This is an action of assumpsit to recover a balance claimed to be due on account of salary. At the trial in the Common Pleas Division the jury returned a verdict for the plaintiff, and thereupon the defendant filed this petition for a new trial, assigning as one ground for a new trial that the verdict is against the evidence. The case is before us on this petition.
The plaintiff entered into the employment of the defendant *Page 697 as foreman of its hose and belt department, on November 30, 1887, for the period of a year, at a salary of one thousand dollars, with the understanding that the salary should be raised to twelve hundred dollars as soon as the business of the defendant would warrant. In accordance with this understanding, the salary was raised to twelve hundred dollars in June, 1888. The plaintiff continued in the employment until March, 1895, when, as he alleges, without fault on his part, his position as foreman was taken from him and his pay reduced to two dollars a day. He remained at work for the defendant until April 6, 1895, when he was discharged. During March and April he received for his labor sixty dollars. His claim in this suit is for salary, at the rate of $1200 a year, from March 1, 1895, to November 30th of that year. This amounted to $900. Deducting from this the $60 received by the plaintiff during March and April, and the balance is $840, the amount of the verdict.
The plaintiff's counsel attempts to bring the case within the principle that where one enters into the service of another for a definite period, and continues in the employment after the expiration of that period, without any new contract, the presumption is that the employment is continued on the terms of the original contract. Unfortunately, however, for this attempt, the plaintiff himself, who is the only witness to the contract of employment, the defendant's superintendent having died, testifies in cross-examination that on November 30, 1888, when the first year of his employment had expired, he had a conversation with the defendant's superintendent with reference to the continuance of his work and contract, and that the superintendent said to him, "So long as you stay here and do what is right by the company, we will employ you and pay you by the year." This language imports, as the plaintiff testifies he himself understood it, a hiring for an indefinite period. Such a hiring, in accordance with the American rule, is a hiring at will, and consequently may be terminated at any time by either party.Martin v. New York Life Ins. Co., 148 N.Y. 117; McCulla IronCo. v. Carpenter, 67 Md. 554; Kansas Pacific Railway Co. v. *Page 698 Roberson, 3 Colo. 142; Evans v. The St. Louis Iron Mining Southern Railway Co., 24 Mo. App. 114; Prentice v. Ledyard,28 Wis. 131; DeBriar v. Minturn, 1 Cal. 450; Haney v.Caldwell, 35 Ark. 156, 168; Wilder v.
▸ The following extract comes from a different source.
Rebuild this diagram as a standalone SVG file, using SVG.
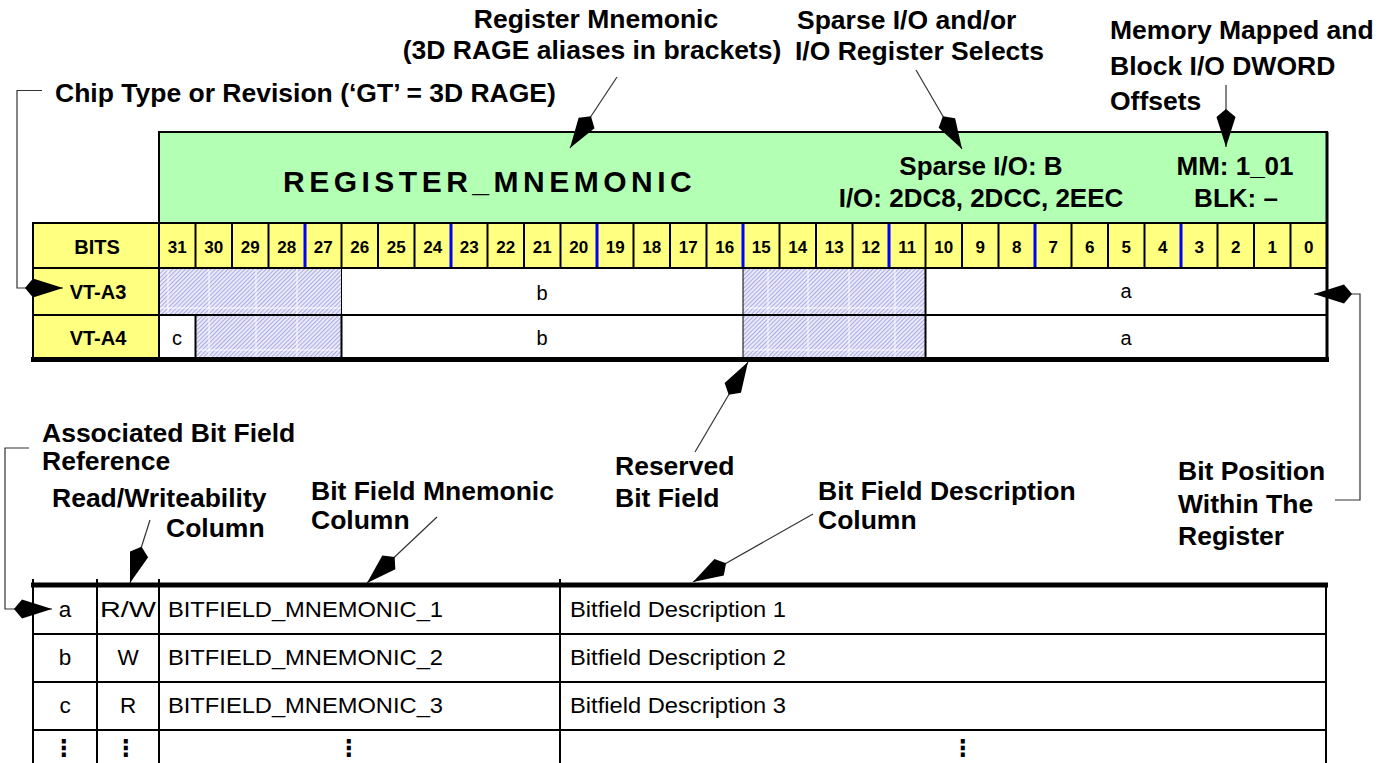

The United States, 5 Court Cl. 462; Franklin Mining Co. v. Harris, 24 Mich. 115; Wood, Master Servant, 2 ed. § 136. This being so, it was competent for the defendant to terminate the contract as it did, in March, 1895, and the plaintiff thereupon ceased to have any claim for salary under the contract from that date. We are of the opinion, therefore, that the verdict was against the evidence.
Case remitted to the Common Pleas Division with direction to enter judgment for the defendant for costs.